My thinking is that the pods consume too much memory. We tried to specify memory usage by adding the following parameters under containers
in the yaml file:
resources:
limits:
memory: "15Gi"
requests:
memory: "500Mi"
But it does not help, as pods are still terminated. Running the job with 1 pod is fine, as it does not get killed. In the end, we want to have a scalable solution where multiple scenarios with multiple pods could be run overnight.
Do you have any idea about why the pods are getting killed in this scenario?

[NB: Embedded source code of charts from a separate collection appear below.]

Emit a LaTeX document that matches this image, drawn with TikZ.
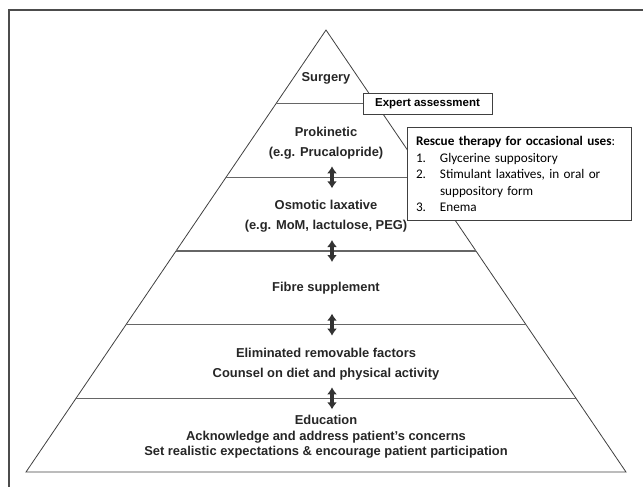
\documentclass[tikz,border=0pt]{standalone}
\usepackage{fontspec}
\setmainfont{Liberation Sans}
\newfontfamily\calfont{Carlito}
\usetikzlibrary{positioning,calc,arrows.meta}

\begin{document}
\begin{tikzpicture}[x=1pt, y=-1pt,
    tier/.style={font=\bfseries\fontsize{12.9}{20}\selectfont, align=center, text=black!85},
    edutier/.style={tier, font=\bfseries\fontsize{12.9}{15.5}\selectfont},
    sepline/.style={line width=1.5pt, draw=black!60},
    side/.style={line width=0.8pt, draw=black!75},
    updown/.style={{Latex[length=7pt,width=10pt]}-{Latex[length=7pt,width=10pt]}, line width=3.2pt, draw=black!80},
    note/.style={draw=black!75, line width=0.8pt, fill=white},
    frame/.style={line width=1.2pt, draw=black!70}
]
    \useasboundingbox (0,0) rectangle (643,487);
    \draw[frame] (643,10) -| (9,487);

    % Pyramid outline
    \coordinate (apex) at (326,30);
    \coordinate (bl) at (26,472);
    \coordinate (br) at (626,472);
    \draw[side] (bl) -- (apex) -- (br) -- cycle;

    % Tier borders at 1/6 steps
    \foreach \k in {1,...,5} {
        \draw[sepline] ($(apex)!\k/6!(bl)$) -- ($(apex)!\k/6!(br)$);
    }

    % Tier labels
    \node[tier] (surgery) at (326,78) {Surgery};
    \node[tier] (prokin) at (326,143) {Prokinetic\\(e.g. Prucalopride)};
    \node[tier] (osmotic) at (326,216) {Osmotic laxative\\(e.g. MoM, lactulose, PEG)};
    \node[tier] (fibre) at (326,288) {Fibre supplement};
    \node[tier] (factors) at (326,364) {Eliminated removable factors\\Counsel on diet and physical activity};
    \node[edutier] (educ) at (326,437) {Education\\Acknowledge and address patient's concerns\\Set realistic expectations \& encourage patient participation};

    % Two-way arrows between tiers
    \foreach \k in {2,...,5} {
        \coordinate (up\k) at ($(332,30)!\k/6!(332,472) + (0,-11)$);
        \coordinate (dn\k) at ($(332,30)!\k/6!(332,472) + (0,11)$);
        \draw[updown] (up\k) -- (dn\k);
    }

    % Side boxes
    \node[note, minimum width=129pt, minimum height=21pt, inner sep=0pt,
          font=\bfseries\fontsize{11.5}{14}\selectfont] (expert) at (427.5,103.5) {Expert assessment};
    \node[note, text width=206pt, inner xsep=9pt, minimum height=93pt, align=left,
          font=\calfont\fontsize{13.2}{16.5}\selectfont] (rescue) at (519,174)
        {\mbox{\textbf{Rescue therapy for occasional uses}:}\\
         \makebox[24pt][l]{1.}Glycerine suppository\\
         \makebox[24pt][l]{2.}Stimulant laxatives, in oral or\\
         \hspace*{24pt}suppository form\\
         \makebox[24pt][l]{3.}Enema};
\end{tikzpicture}
\end{document}
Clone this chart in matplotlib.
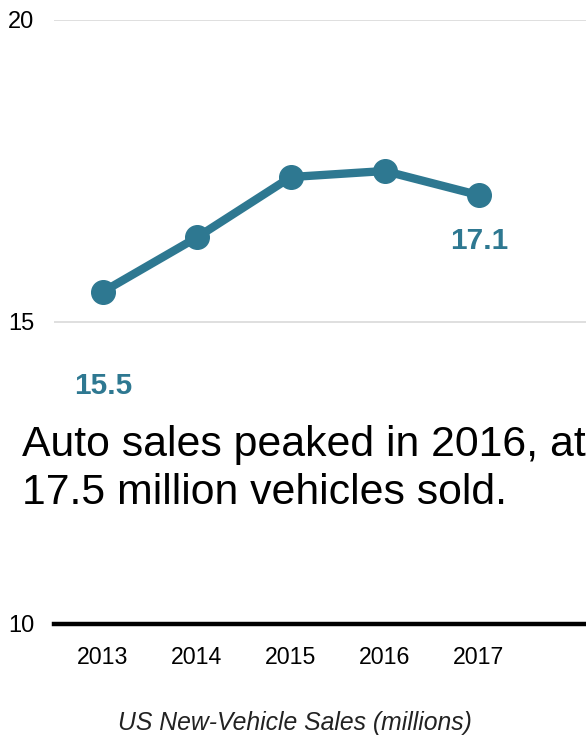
import matplotlib.pyplot as plt

plt.rcParams['font.family'] = ['Liberation Sans', 'DejaVu Sans']

years = [2013, 2014, 2015, 2016, 2017]
sales = [15.5, 16.4, 17.4, 17.5, 17.1]
yticks = [10, 15, 20]
teal = '#2e7891'

fig = plt.figure(figsize=(5.86, 7.38), dpi=100)
ax = fig.add_axes([54 / 586, 1 - 624 / 738, 1 - 54 / 586, 604 / 738])

ax.set_xlim(2012.48, 2018.14)
ax.set_ylim(10, 20)

# light gridlines, heavy baseline at 10
for y in yticks[1:]:
    ax.axhline(y, color='#d9d9d9', lw=1.2, zorder=1)
ax.axhline(yticks[0], color='black', lw=3.2, zorder=2, clip_on=False)

ax.plot(years, sales, color=teal, lw=6, marker='o', markersize=17,
        zorder=3, clip_on=False)

# value labels on first and last points
ax.annotate(f'{sales[0]:.1f}', (years[0], sales[0]), xytext=(0, -68),
            textcoords='offset points', ha='center', va='center',
            fontsize=21.5, fontweight='bold', color=teal)
ax.annotate(f'{sales[-1]:.1f}', (years[-1], sales[-1]), xytext=(0, -33),
            textcoords='offset points', ha='center', va='center',
            fontsize=21.5, fontweight='bold', color=teal)

for s in ax.spines.values():
    s.set_visible(False)

ax.set_yticks(yticks)
ax.set_yticklabels([str(t) for t in yticks], fontsize=17)
ax.set_xticks(years)
ax.set_xticklabels([str(y) for y in years], fontsize=16.7)
ax.tick_params(axis='both', length=0)
ax.tick_params(axis='y', pad=14)
ax.tick_params(axis='x', pad=15.5)

fig.text(22 / 586, 1 - 504 / 738, 'Auto sales peaked in 2016, at\n17.5 million vehicles sold.',
         fontsize=30.8, ha='left', va='baseline', linespacing=1.26)

fig.text(295 / 586, 1 - 723 / 738, 'US New-Vehicle Sales (millions)',
         fontsize=17.8, style='italic', ha='center', va='center', color='#222222')

fig.savefig('out.png', dpi=100)
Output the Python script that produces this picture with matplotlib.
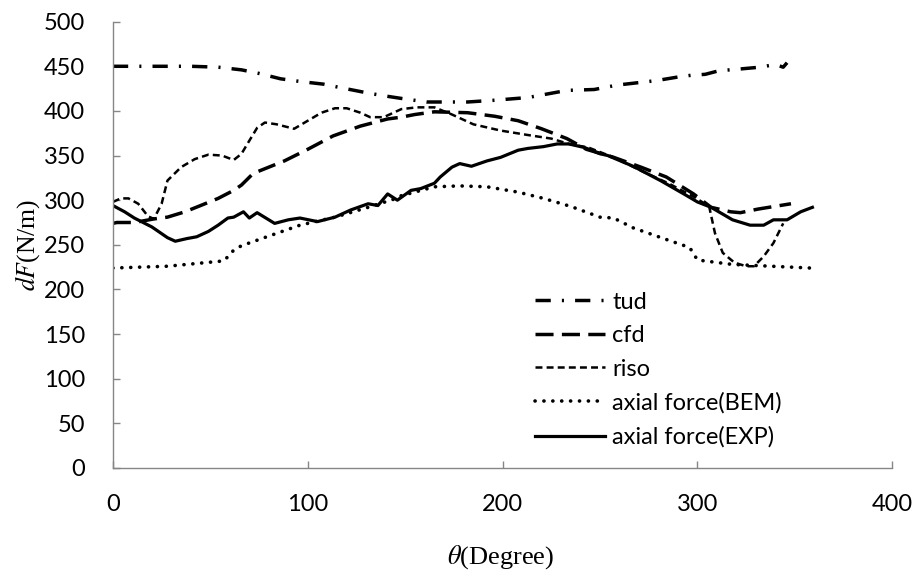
import matplotlib
matplotlib.use("Agg")
import matplotlib.pyplot as plt

plt.rcParams["font.family"] = ["Lato", "DejaVu Sans"]
plt.rcParams["mathtext.fontset"] = "stix"
plt.rcParams["lines.scale_dashes"] = False

# ── data ──────────────────────────────────────────────
tud_x = [0, 20, 40, 54, 66, 75, 86, 96, 108, 117, 131, 139, 148, 161, 182, 196,
         213, 233, 247, 259, 279, 290, 297, 304, 311, 322, 332, 340, 344, 346]
tud_y = [450, 450, 450, 449, 446, 442, 436, 433, 430, 426, 420, 417, 414, 410, 410, 412,
         415, 423, 424, 429, 434, 438, 440, 441, 445, 447, 449, 452, 449, 454]

cfd_x = [0, 2, 11, 21, 28, 37, 45, 54, 62, 66, 72, 88, 100, 113, 127, 141, 148, 155,
         165, 182, 196, 208, 220, 233, 243, 257, 271, 284, 298, 307, 317, 322, 331, 348]
cfd_y = [274, 275, 275, 279, 281, 287, 294, 302, 311, 317, 330, 344, 357, 372, 383, 391, 393, 396,
         399, 398, 394, 389, 380, 369, 357, 348, 337, 326, 307, 292, 287, 286, 290, 296]

riso_x = [0, 4, 8, 13, 18, 21, 25, 28, 35, 42, 49, 56, 62, 66, 69, 74, 78, 84, 93, 100,
          107, 114, 120, 127, 132, 139, 148, 156, 165, 174, 185, 199, 213, 225, 234, 244,
          257, 271, 285, 298, 306, 309, 313, 319, 325, 329, 334, 339, 344]
riso_y = [298, 302, 302, 296, 282, 279, 296, 322, 337, 346, 351, 350, 345, 352, 363, 381, 387, 385, 380, 389,
          398, 403, 403, 398, 393, 393, 402, 404, 404, 396, 385, 378, 373, 369, 363, 359,
          348, 333, 319, 304, 293, 263, 241, 230, 226, 226, 237, 252, 274]

bem_x = [0, 28, 57, 62, 66, 79, 96, 114, 131, 144, 148, 165, 178, 192, 208, 221, 235,
         250, 257, 267, 284, 296, 300, 318, 358]
bem_y = [224, 226, 232, 244, 249, 259, 272, 281, 292, 301, 305, 315, 316, 315, 309, 302, 293,
         281, 280, 269, 256, 247, 233, 228, 224]

exp_x = [0, 6, 11, 20, 28, 32, 38, 43, 49, 54, 59, 62, 67, 70, 74, 83, 90, 96, 105, 114,
         122, 131, 136, 141, 146, 153, 158, 165, 168, 174, 178, 184, 192, 199, 208, 213,
         221, 228, 234, 242, 250, 254, 267, 281, 293, 300, 307, 318, 327, 334, 339, 346, 353, 359]
exp_y = [294, 287, 280, 270, 258, 254, 257, 259, 265, 272, 280, 281, 287, 280, 286, 274, 278, 280, 276, 281,
         289, 296, 294, 307, 300, 311, 313, 319, 326, 337, 341, 338, 344, 348, 356, 358,
         360, 363, 363, 359, 352, 350, 338, 322, 307, 298, 292, 278, 272, 272, 278, 278, 287, 292]

# ── plot ──────────────────────────────────────────────
fig = plt.figure(figsize=(9.18, 5.70), dpi=100)
ax = fig.add_axes([0.123, 0.179, 0.849, 0.783])

ax.plot(tud_x, tud_y, color="black", lw=2.5, linestyle=(0, (11, 8, 1.5, 8)), label="tud")
ax.plot(cfd_x, cfd_y, color="black", lw=2.5, linestyle=(0, (13, 6)), label="cfd")
ax.plot(riso_x, riso_y, color="black", lw=1.8, linestyle=(0, (5, 3)), label="riso")
ax.plot(bem_x, bem_y, color="black", lw=2.6, linestyle=(0, (0.1, 6.3)),
        dash_capstyle="round", label="axial force(BEM)")
ax.plot(exp_x, exp_y, color="black", lw=2.3, label="axial force(EXP)")

ax.set_xlim(0, 400)
ax.set_ylim(0, 500)
ax.set_xticks(range(0, 401, 100))
ax.set_yticks(range(0, 501, 50))

for s in ["top", "right"]:
    ax.spines[s].set_visible(False)
for s in ["left", "bottom"]:
    ax.spines[s].set_color("#868686")
    ax.spines[s].set_linewidth(1)

ax.tick_params(direction="in", length=5, width=1, color="#868686", labelsize=17)
ax.tick_params(axis="y", pad=20)
ax.tick_params(axis="x", pad=19)

ax.set_xlabel(r"$\theta$(Degree)", fontsize=19, family="Liberation Serif", va="center")
ax.set_ylabel(r"$dF$(N/m)", fontsize=18.5, family="Liberation Serif", va="center")
ax.xaxis.set_label_coords(0.497, -0.2)
ax.yaxis.set_label_coords(-0.109, 0.5)

ax.legend(loc="upper left", bbox_to_anchor=(0.542, 0.395), frameon=False, fontsize=17,
          borderpad=0, borderaxespad=0, handlelength=2.96, handletextpad=0.3,
          labelspacing=0.53)

plt.savefig("out.png", dpi=100)
plt.close()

The pods are running properly when they run one by one (without parallelism). When we try to run a lot of them together, they run for a bit then get killed (evicted?) sometimes producing this error :
MountVolume.SetUp failed for volume "default-token-7td4s" : couldn't propagate object cache: timed out waiting for the condition
The strange thing is that we the secret this job uses is not default-token-7td4s but regcred-nextsys, as seen in the job YAML file. Is that expected behaviour? And if so, why does it actually fail? I'm suspecting a race condition, or just different pods trying to mount the same resource, but I'm not sure that it makes sense. The other reason I suspect is a memory issue.
We are running kubernetes as a managed service from DigitalOcean.
Sorry, I didn't notice that you don't use minikube. I have corrected my answer.
Check which Kubernetes version you use. Your logs indicate you are running 1.12.3.
This was resolved in 1.12.7 in #74755.
Here you can find mor einformation: cache secret/configmap behavior.
Hope it helps.
You are using a kubernetes resource of type JOB not a POD. Those are very different things. And the job you are running has not even started as it cannot mount the default token which is another kubernetes resource that you should have listed as a Secret.
Most likely, when you create the job, it stays in a ContainerCreating state forever. Run a kubectl get pods
to see this. And run kubectl get secrets
to find the default-token.
I'm working together with Pavlo and encountered this issue. What I understand from now is that the pods are running properly when they run one by one (without parallelism). When we try to run a lot of them together, they run for a bit then get killed (evicted?) sometimes producing this error :
MountVolume.SetUp failed for volume "default-token-7td4s" : couldn't propagate object cache: timed out waiting for the condition
The strange thing is that we the secret this job uses is not default-token-7td4s but regcred-nextsys, as seen in the job YAML file. Is that expected behaviour? And if so, why does it actually fail? I'm suspecting a race condition, or just different pods trying to mount the same resource, but I'm not sure that it makes sense. The other reason I suspect is a memory issue.
We are running kubernetes as a managed service from DigitalOcean.